U.Ü.TÜDAM ile B.B. Kültür A.Ş. ortak projesi olan “İslam, Şehir ve Medeniyet" seminerlerinin onuncusu Çanakkale Onsekiz Mart Üniversitesi İlahiyat Fakültesi İslam Tarihi ve Sanatları Öğretim Üyesi Yrd. Doç. Dr. Yunus Akyürek'in "Buhara" sunumuyla devam etti.

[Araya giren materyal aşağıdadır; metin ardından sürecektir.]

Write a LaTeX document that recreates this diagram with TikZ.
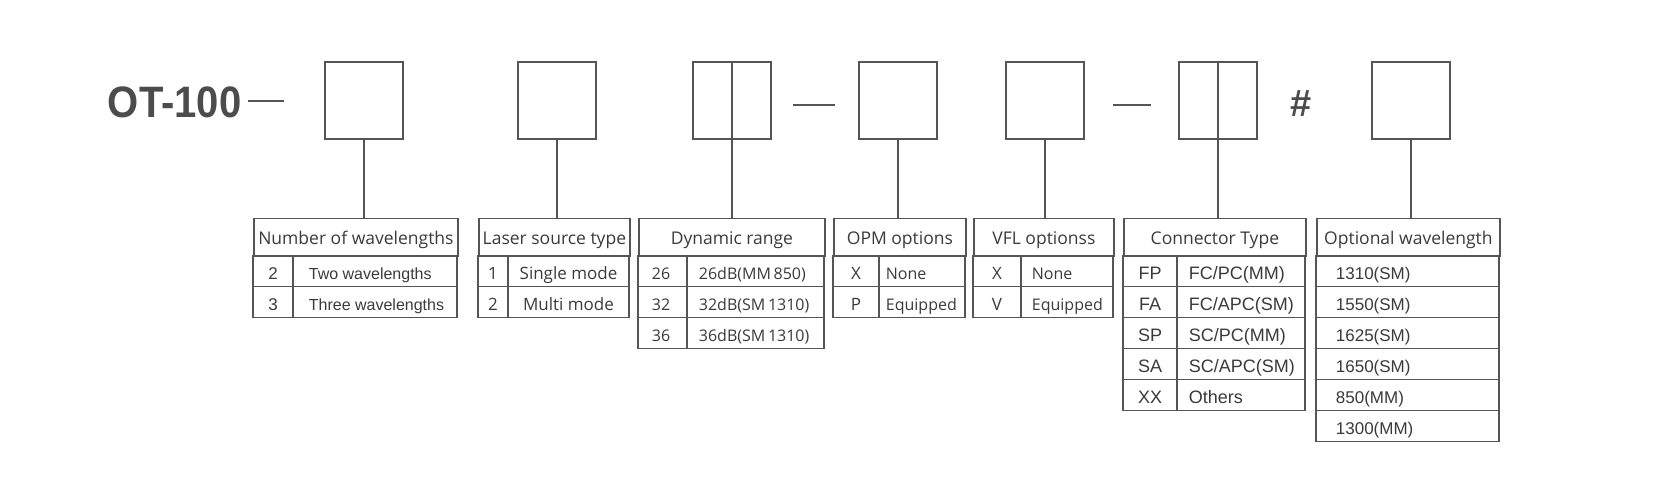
\documentclass[tikz,border=0pt]{standalone}
\usepackage{fontspec}
\setmainfont{Open Sans}
\newfontfamily\arialfont{Liberation Sans}
\definecolor{linegray}{HTML}{555555}
\definecolor{textgray}{HTML}{3A3A3A}
\begin{document}
\begin{tikzpicture}[x=1pt,y=-1pt,line width=1.8pt,color=linegray,text=textgray,
    codebox/.style={draw,minimum width=78pt,minimum height=77pt,inner sep=0pt},
    head/.style={draw,minimum height=38pt,inner sep=0pt,text height=15pt,text depth=1pt,
      font=\fontsize{17.5}{18}\selectfont},
    key/.style={inner sep=0pt,anchor=base,font=\fontsize{17}{18}\selectfont},
    val/.style={inner sep=0pt,anchor=base west,font=\fontsize{16}{18}\selectfont},
    arial/.style={font=\arialfont\fontsize{#1}{18}\selectfont}]
\useasboundingbox (0,0) rectangle (1679,482);
% code line
\node[inner sep=0pt,anchor=base west,text=black!70,font=\arialfont\bfseries\fontsize{44}{44}\selectfont]
  (title) at (107,117) {\scalebox{0.91}[1]{OT-100}};
\draw (248,101) -- (284,101);
\node[codebox] (b1) at (364,100.5) {};
\node[codebox] (b2) at (557,100.5) {};
\node[codebox] (b3) at (732,100.5) {};
\draw (b3.north) -- (b3.south);
\draw (793,105) -- (835,105);
\node[codebox] (b4) at (898,100.5) {};
\node[codebox] (b5) at (1045,100.5) {};
\draw (1113,105) -- (1151,105);
\node[codebox] (b6) at (1218,100.5) {};
\draw (b6.north) -- (b6.south);
\node[inner sep=0pt,anchor=base,text=black!70,font=\arialfont\bfseries\fontsize{38}{38}\selectfont]
  (hash) at (1301.5,116) {\#};
\node[codebox] (b7) at (1411,100.5) {};
% number of wavelengths
\node[head,minimum width=204pt,anchor=north west] (h1) at (253,217.5) {Number of wavelengths};
\foreach \k/\v [count=\r] in {2/Two wavelengths,3/Three wavelengths}
  {\draw (253,{224.5+31*\r}) rectangle (457,{255.5+31*\r});
   \draw (293,{224.5+31*\r}) -- (293,{255.5+31*\r});
   \node[key,arial=17] (k1\r) at (273,{248.5+31*\r}) {\k};
   \node[val,arial=16] (v1\r) at (308,{248.5+31*\r}) {\v};}
% laser source
\node[head,minimum width=151pt,anchor=north west] (h2) at (478,217.5) {Laser source type};
\foreach \k/\v [count=\r] in {1/Single mode,2/Multi mode}
  {\draw (478,{224.5+31*\r}) rectangle (629,{255.5+31*\r});
   \draw (508,{224.5+31*\r}) -- (508,{255.5+31*\r});
   \node[key] (k2\r) at (493,{248.5+31*\r}) {\k};
   \node[key] (v2\r) at (568.5,{248.5+31*\r}) {\v};}
% dynamic range
\node[head,minimum width=186pt,anchor=north west] (h3) at (638,217.5) {Dynamic range};
\foreach \k/\v [count=\r] in {26/26dB(MM\,850),32/32dB(SM\,1310),36/36dB(SM\,1310)}
  {\draw (638,{224.5+31*\r}) rectangle (824,{255.5+31*\r});
   \draw (687,{224.5+31*\r}) -- (687,{255.5+31*\r});
   \node[key,font=\fontsize{16}{18}\selectfont] (k3\r) at (661,{248.5+31*\r}) {\k};
   \node[val] (v3\r) at (698,{248.5+31*\r}) {\v};}
% opm
\node[head,minimum width=132pt,anchor=north west] (h4) at (833,217.5) {OPM options};
\foreach \k/\v [count=\r] in {X/None,P/Equipped}
  {\draw (833,{224.5+31*\r}) rectangle (965,{255.5+31*\r});
   \draw (879,{224.5+31*\r}) -- (879,{255.5+31*\r});
   \node[key] (k4\r) at (856,{248.5+31*\r}) {\k};
   \node[val] (v4\r) at (885,{248.5+31*\r}) {\v};}
% vfl
\node[head,minimum width=140pt,anchor=north west] (h5) at (973,217.5) {VFL optionss};
\foreach \k/\v [count=\r] in {X/None,V/Equipped}
  {\draw (973,{224.5+31*\r}) rectangle (1113,{255.5+31*\r});
   \draw (1021,{224.5+31*\r}) -- (1021,{255.5+31*\r});
   \node[key] (k5\r) at (997,{248.5+31*\r}) {\k};
   \node[val] (v5\r) at (1031,{248.5+31*\r}) {\v};}
% connector
\node[head,minimum width=182pt,anchor=north west] (h6) at (1123,217.5) {Connector Type};
\foreach \k/\v [count=\r] in {FP/{FC/PC(MM)},FA/{FC/APC(SM)},SP/{SC/PC(MM)},SA/{SC/APC(SM)},XX/Others}
  {\draw (1123,{224.5+31*\r}) rectangle (1305,{255.5+31*\r});
   \draw (1177,{224.5+31*\r}) -- (1177,{255.5+31*\r});
   \node[key,arial=18] (k6\r) at (1150,{248.5+31*\r}) {\k};
   \node[val,arial=18] (v6\r) at (1188,{248.5+31*\r}) {\v};}
% wavelength
\node[head,minimum width=183pt,anchor=north west] (h7) at (1316,217.5) {Optional wavelength};
\foreach \v [count=\r] in {1310(SM),1550(SM),1625(SM),1650(SM),850(MM),1300(MM)}
  {\draw (1316,{224.5+31*\r}) rectangle (1499,{255.5+31*\r});
   \node[val,arial=17] (v7\r) at (1335,{248.5+31*\r}) {\v};}
% links
\foreach \i in {1,...,7}
  \draw (b\i.south) -- (b\i.south |- h\i.north);
\end{tikzpicture}
\end{document}
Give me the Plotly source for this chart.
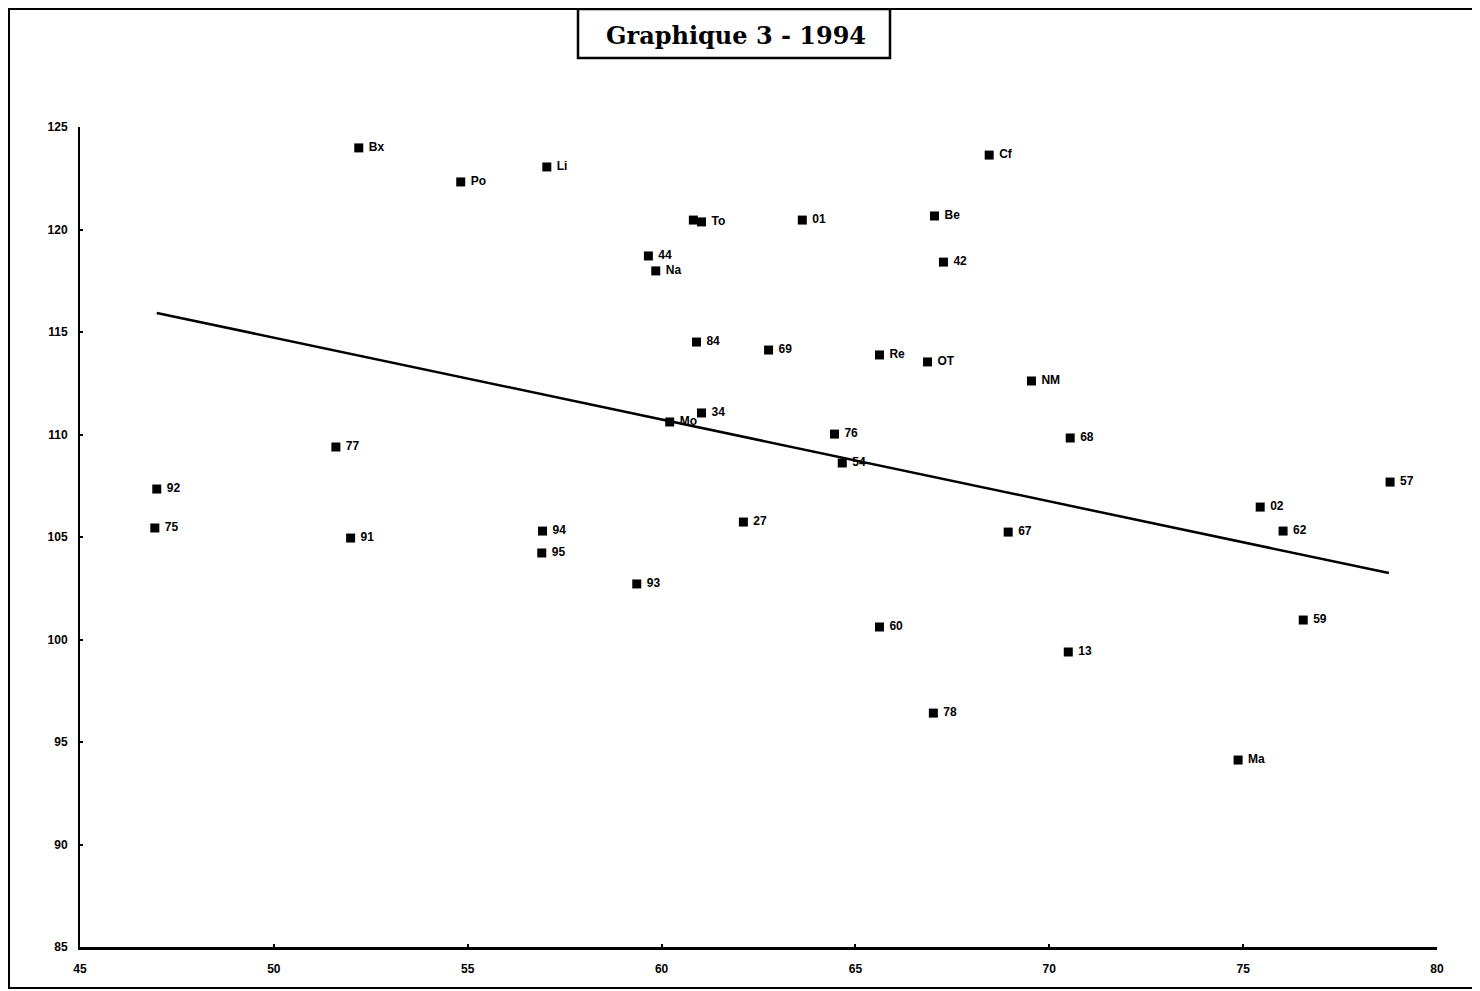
import plotly.graph_objects as go

# Data
labels = ["Bx", "Po", "Li", "Cf", "", "To", "01", "Be", "44", "Na", "42",
          "84", "69", "Re", "OT", "NM", "34", "Mo", "76", "68", "77", "54",
          "92", "57", "02", "75", "91", "94", "95", "27", "67", "62", "93",
          "60", "59", "13", "78", "Ma"]
x_vals = [52.19, 54.82, 57.04, 68.45, 60.82, 61.03, 63.63, 67.04, 59.66, 59.85, 67.27,
          60.90, 62.76, 65.62, 66.86, 69.54, 61.03, 60.21, 64.46, 70.54, 51.60, 64.66,
          46.98, 78.79, 75.44, 46.93, 51.98, 56.93, 56.91, 62.11, 68.94, 76.03, 59.36,
          65.62, 76.55, 70.49, 67.01, 74.87]
y_vals = [123.98, 122.32, 123.05, 123.63, 120.46, 120.37, 120.46, 120.66, 118.71, 117.98, 118.41,
          114.51, 114.12, 113.88, 113.54, 112.61, 111.05, 110.61, 110.02, 109.83, 109.39, 108.61,
          107.34, 107.68, 106.46, 105.44, 104.95, 105.29, 104.22, 105.73, 105.24, 105.29, 102.71,
          100.61, 100.95, 99.39, 96.41, 94.12]

trend_x = [46.98, 78.76]
trend_y = [115.93, 103.24]

x_ticks = [45, 50, 55, 60, 65, 70, 75, 80]
y_ticks = [85, 90, 95, 100, 105, 110, 115, 120, 125]
title_text = "Graphique 3 - 1994"

fig = go.Figure()
fig.add_trace(go.Scatter(
    x=trend_x, y=trend_y, mode="lines",
    line=dict(color="black", width=2.5), hoverinfo="skip", showlegend=False))
fig.add_trace(go.Scatter(
    x=x_vals, y=y_vals, mode="markers+text",
    text=[(" " + s) if s else "" for s in labels],
    textposition="middle right",
    textfont=dict(family="Liberation Sans, Arial", size=12, color="black", weight="bold"),
    marker=dict(symbol="square", size=9, color="black"),
    showlegend=False))

axis_font = dict(family="Liberation Sans Narrow, Liberation Sans, Arial", size=12,
                 color="black", weight="bold")
fig.update_xaxes(range=[45, 80], tickvals=x_ticks, ticktext=[str(v) for v in x_ticks],
                 showgrid=False, zeroline=False, showline=True, linecolor="black",
                 linewidth=2.5, ticks="inside", ticklen=3, tickwidth=1.5, tickcolor="black",
                 tickfont=axis_font, ticklabelstandoff=9)
fig.update_yaxes(range=[85, 125], tickvals=y_ticks, ticktext=[str(v) for v in y_ticks],
                 showgrid=False, zeroline=False, showline=True, linecolor="black",
                 linewidth=2, ticks="inside", ticklen=3, tickwidth=1.5, tickcolor="black",
                 tickfont=axis_font, ticklabelstandoff=8)

# page body has an 8px margin, so the figure is sized and placed to compensate
OFF = 8
W, H = 1480 - OFF, 991 - OFF
L, T = 80 - OFF, 127 - OFF
R = W - (1437 - OFF)
B = H - (947 - OFF)
pw, ph = W - L - R, H - T - B

def px2paper_x(px):
    return (px - OFF - L) / pw

def px2paper_y(py):
    return (H - B - (py - OFF)) / ph

shapes = [
    # outer frame
    dict(type="rect", xref="paper", yref="paper",
         x0=px2paper_x(9), x1=px2paper_x(1477), y0=px2paper_y(988), y1=px2paper_y(9),
         line=dict(color="black", width=2), fillcolor="rgba(0,0,0,0)"),
    # title box
    dict(type="rect", xref="paper", yref="paper",
         x0=px2paper_x(578), x1=px2paper_x(890), y0=px2paper_y(58), y1=px2paper_y(9),
         line=dict(color="black", width=2.5), fillcolor="white"),
]
fig.update_layout(
    width=W, height=H,
    margin=dict(l=L, r=R, t=T, b=B),
    plot_bgcolor="white", paper_bgcolor="white",
    shapes=shapes,
    annotations=[dict(
        text=title_text, xref="paper", yref="paper",
        x=px2paper_x(736), y=px2paper_y(36), xanchor="center", yanchor="middle",
        showarrow=False,
        font=dict(family="DejaVu Serif", size=24, color="black", weight="bold"))],
)

fig.write_html("out.html")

2500 yıllık geçmişi olan Buhara şehrinin, İslamiyet’ten önce de bölgenin başlıca ilim ve kültür merkezlerinden birisi olduğunu ve İslamiyet’in şehre hâkim olmasından sonra da bu durumun sürdüğünü söyleyen Sayın Akyürek konuşmasını şöyle sürdürdü:
"Sahip olduğu kültürel birikim, halkının ilim, irfan ve hikmete olan rağbeti ve diğer din ve kültürlere olan müsamahakâr tavrı bu durumun başlıca sebepleri arasındadır.
Samani devletinin başkenti olması şehrin kıymetini bir kat daha arttırmıştır. Âlimleri himaye eden ve destekleyen Samani hükümdarları İslam medeniyetinde eserleriyle isimlerinden söz ettiren ilim adamlarının yetişmesine zemin hazırlamışlardır.
Bu anlamda yine Samaniler döneminde Buharalı âlimler, emirler, ticaret adamları ve Fergana bölgesinde meskûn Müslüman toplumun etkisiyle Karahanlı devletinin kurucu unsurları olan Karluk, Yağma, Çiğil boyları, Gazneli hanedanı ve özellikle de Aral Gölü’nün kuzey doğusundaki Oğuz Yabgu devletine bağlı Selçuklu Türk hanedanları Müslüman oldular ki bu durum tarihin akışını değiştirmiştir.
Bilindiği üzere bu üç Türk boyunun İslamlaşması; Türklerin önce İslam dini ve kültürüyle yoğrulmalarını, sonra da şarkta ve özellikle de batıda Sünni İslam dünyasının ve İslam medeniyetinin sancaktarlığını üstlenmelerini beraberinde getirmiştir.
İtikatta Maturidi, amelde Hanefi mezhepleri ile Nakşibendiyye tarikatının kabul gördüğü gelenekçi çizgiye sahip olan, ismi anılınca “hadis” ilminin akla geldiği Kubbetü’l-İslâm unvanlı Buhara bu anlamda Ehl-i Sünnet Doğunun -Moğol istilasına kadar- adeta Bağdat’ı olmuştur.
Türk-İslam tarihi açısından değerlendirilecek olursa; Karahanlılar, Gazneliler, Büyük Selçuklular, Anadolu Selçukluları, Anadolu Beylikleri ve Osmanlılar gibi pek çok Türk-İslâm devleti Mâverâünnehir’den ve bu bölgenin beslendiği Buhara’dan kesintisiz esen ilim, irfan, kültür ve maneviyat rüzgârını arkalarına alarak, her biri kadim kültürlerden izler taşıyan ve zamanımıza kadar ulaşan nâdide eserler vücuda getirmişlerdir."